設立80周年記念 第35回母子健康協会シンポジウム(大阪会場)
「保育に役立つ健康知識」子ども達の健やかな発育・成長のために
子どものけが・事故とその対応・対策(1)
奈良県立医科大学 名誉教授 吉岡 章先生
吉岡それでは、三つ目の話題に入ります。これは私が担当いたします。「子どものけが・事故とその対応・対策」です。先生方におかれては、子どもたちが朝、元気に来て、何事もなく元気で帰っていく、これが毎日繰り返されるわけでして、当たり前と言えば当たり前のことですが、保育園・幼稚園(以下、園)において、けが・事故が起こらないという保証は全くありません。逆に言うと、予め、起こるものと考えて対応していくことが一番の原則になります。
表1をご覧ください。残念ながら、子どもが不慮の事故で亡くなるのは、我が国でも大きな問題であります。0歳児を除きますと、子どもの死因の第1位は不慮の事故であります。

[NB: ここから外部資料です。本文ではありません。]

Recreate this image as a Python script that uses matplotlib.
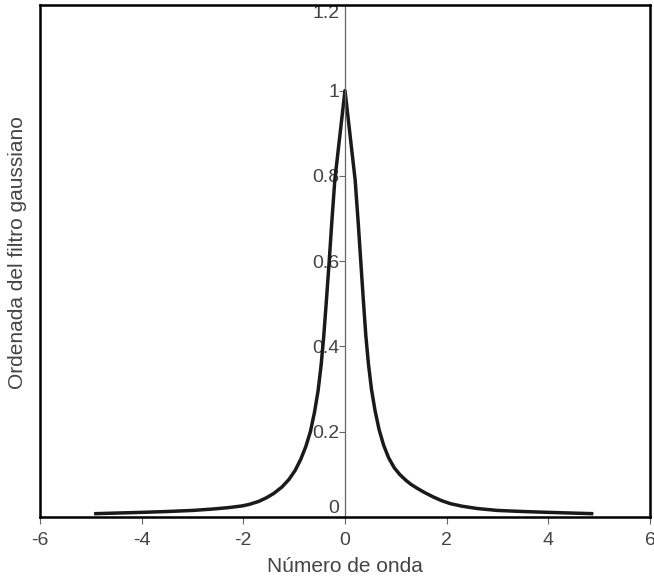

子どもの死因には病気として小児がんがあり、心臓病があり、いろいろな感染症、脳炎・脳症がありますけれども、それよりも不慮の事故のほうがうんと子どもの命を奪っているのです。
では、どんな不慮の事故があるかをお示しします。表1の一番上は事故の総数です。具体的には左の上から2番目の交通事故が数では最も多いです。それから転倒・転落、不慮の溺死および溺水、そして、その他の不慮の窒息と続きます。横は、5歳ずつ刻んでいますけれども、0歳〜4歳までは、0歳だけを別に項立てしております。大体5年刻みと考えてください。0歳児だけは、死因の一番は不慮の事故ではなく、生まれつきのものです。いろんな先天性の疾患、遺伝的なもの、低出生体重児、その他がございます。

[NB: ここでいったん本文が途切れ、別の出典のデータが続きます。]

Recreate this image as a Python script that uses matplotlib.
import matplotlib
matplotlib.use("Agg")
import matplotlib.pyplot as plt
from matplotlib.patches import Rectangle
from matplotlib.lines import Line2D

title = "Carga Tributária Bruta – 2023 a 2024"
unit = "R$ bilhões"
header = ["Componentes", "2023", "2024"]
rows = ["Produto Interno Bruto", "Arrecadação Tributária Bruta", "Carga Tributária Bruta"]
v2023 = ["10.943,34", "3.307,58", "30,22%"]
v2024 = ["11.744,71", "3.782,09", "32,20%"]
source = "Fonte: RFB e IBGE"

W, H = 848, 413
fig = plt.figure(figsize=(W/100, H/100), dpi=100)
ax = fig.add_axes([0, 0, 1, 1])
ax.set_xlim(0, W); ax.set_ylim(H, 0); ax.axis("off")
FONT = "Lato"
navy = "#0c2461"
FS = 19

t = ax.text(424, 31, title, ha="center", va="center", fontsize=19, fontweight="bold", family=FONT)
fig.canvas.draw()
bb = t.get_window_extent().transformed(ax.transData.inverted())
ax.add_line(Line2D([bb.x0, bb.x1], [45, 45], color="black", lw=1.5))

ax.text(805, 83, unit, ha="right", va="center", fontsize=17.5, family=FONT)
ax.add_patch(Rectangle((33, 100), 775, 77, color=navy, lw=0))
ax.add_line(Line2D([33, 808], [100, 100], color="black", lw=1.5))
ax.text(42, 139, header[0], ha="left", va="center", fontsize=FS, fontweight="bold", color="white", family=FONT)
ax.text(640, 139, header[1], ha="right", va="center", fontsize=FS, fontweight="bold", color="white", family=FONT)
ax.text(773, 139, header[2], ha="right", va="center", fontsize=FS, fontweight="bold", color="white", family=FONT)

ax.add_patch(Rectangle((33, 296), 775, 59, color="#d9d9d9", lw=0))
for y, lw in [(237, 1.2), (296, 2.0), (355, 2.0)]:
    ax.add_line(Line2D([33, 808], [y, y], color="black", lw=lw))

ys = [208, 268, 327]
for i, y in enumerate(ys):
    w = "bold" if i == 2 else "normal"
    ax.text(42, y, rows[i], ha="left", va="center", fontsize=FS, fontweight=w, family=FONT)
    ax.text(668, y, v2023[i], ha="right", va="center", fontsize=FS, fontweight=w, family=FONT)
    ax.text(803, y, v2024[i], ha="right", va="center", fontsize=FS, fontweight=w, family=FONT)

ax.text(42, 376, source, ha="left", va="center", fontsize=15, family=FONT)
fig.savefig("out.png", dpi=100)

不慮の事故の中で交通事故が一番多いですが、圧倒的に児童・生徒、小学生や中学生に多い。これは活発に外に出るからです。交通事故は、園の先生方にとって、もちろん関係がないわけではありませんけれども、主に家庭や社会の問題になろうかと思います。ただ、下のほうの転倒・転落、不慮の溺死・溺水、その他の不慮の窒息ということになりますと、これは園でも起こってまいります。
表1 では、2000 年から2005 年にかけて、全体としては減っていってはいますけれども、その他の不慮の窒息、すなわち、物を喉頭・咽頭に詰めて息ができなくなって窒息するということについては、減り方が不十分だと指摘されております。では、園としては、どういうことに気をつければ不慮の窒息や転倒・転落、溺水を防ぐことができるのかということであります。それは、多岐にわたりますけれども、表2を見ていただくと、具体的な対策が列挙してあります。
上から五つ程度の項目、「子ども一人で家や車に残さない」とか、「浴室のドアを子ども一人で入れないように工夫する」とかは、どちらかといえば家庭の問題ですけれども、水遊び以下は、おおむね家庭及び園での共通事項であります。例えば、水遊びをするときに大人が付き添うとか、子どもだけで川や海に行かせないとか、医薬品、洗剤などを誤嚥させない、ピーナツやあめ玉などを子どもの手の届くところに置かない、この辺になってくると園とも関係があります。窒息するものをあえて与えない、与える場合にはどういうふうにするのかということが大切です。タバコは論外であります。熱いものもあり得ます。暖房器具、これも危ないものは滅多に使っておられないと思いますけれども、やけどの原因になります。包丁や切れるもの、突くものも基本的には置かない。お箸とか歯ブラシは、口に入れたまま動き回りますと、それで突いてしまうということになります。ドアや引き出しに指を詰めるということもしばしばあります。こういうものに対するストッパー、その他の対応が必要であります。
園には、すべり台やブランコなど、いろいろな遊戯器具があります。こういうものの安全はきちっと点検をしましょう。もちろん、これらのものも、室内で使うものも含めて、日本工業規格(JIS)でいろいろ決められていますけれども、ちょっと前にお買いになってJIS規格をくぐり抜けたものがそのまま10年、15年と使われているものもありますので、要注意であります。当然のことですけれども、ベランダや窓、ここから転落しないようにするのも大事であります。子どもを急がせる余り、あるいは駄々をこねる子どもを「はよ、おいで」と言って強く引っ張ってしまうと、肘内障といって肘が抜けるということもあります。この辺のことは、家庭でも園でも共通の注意としてぜひ気をつけていただきたいと思います。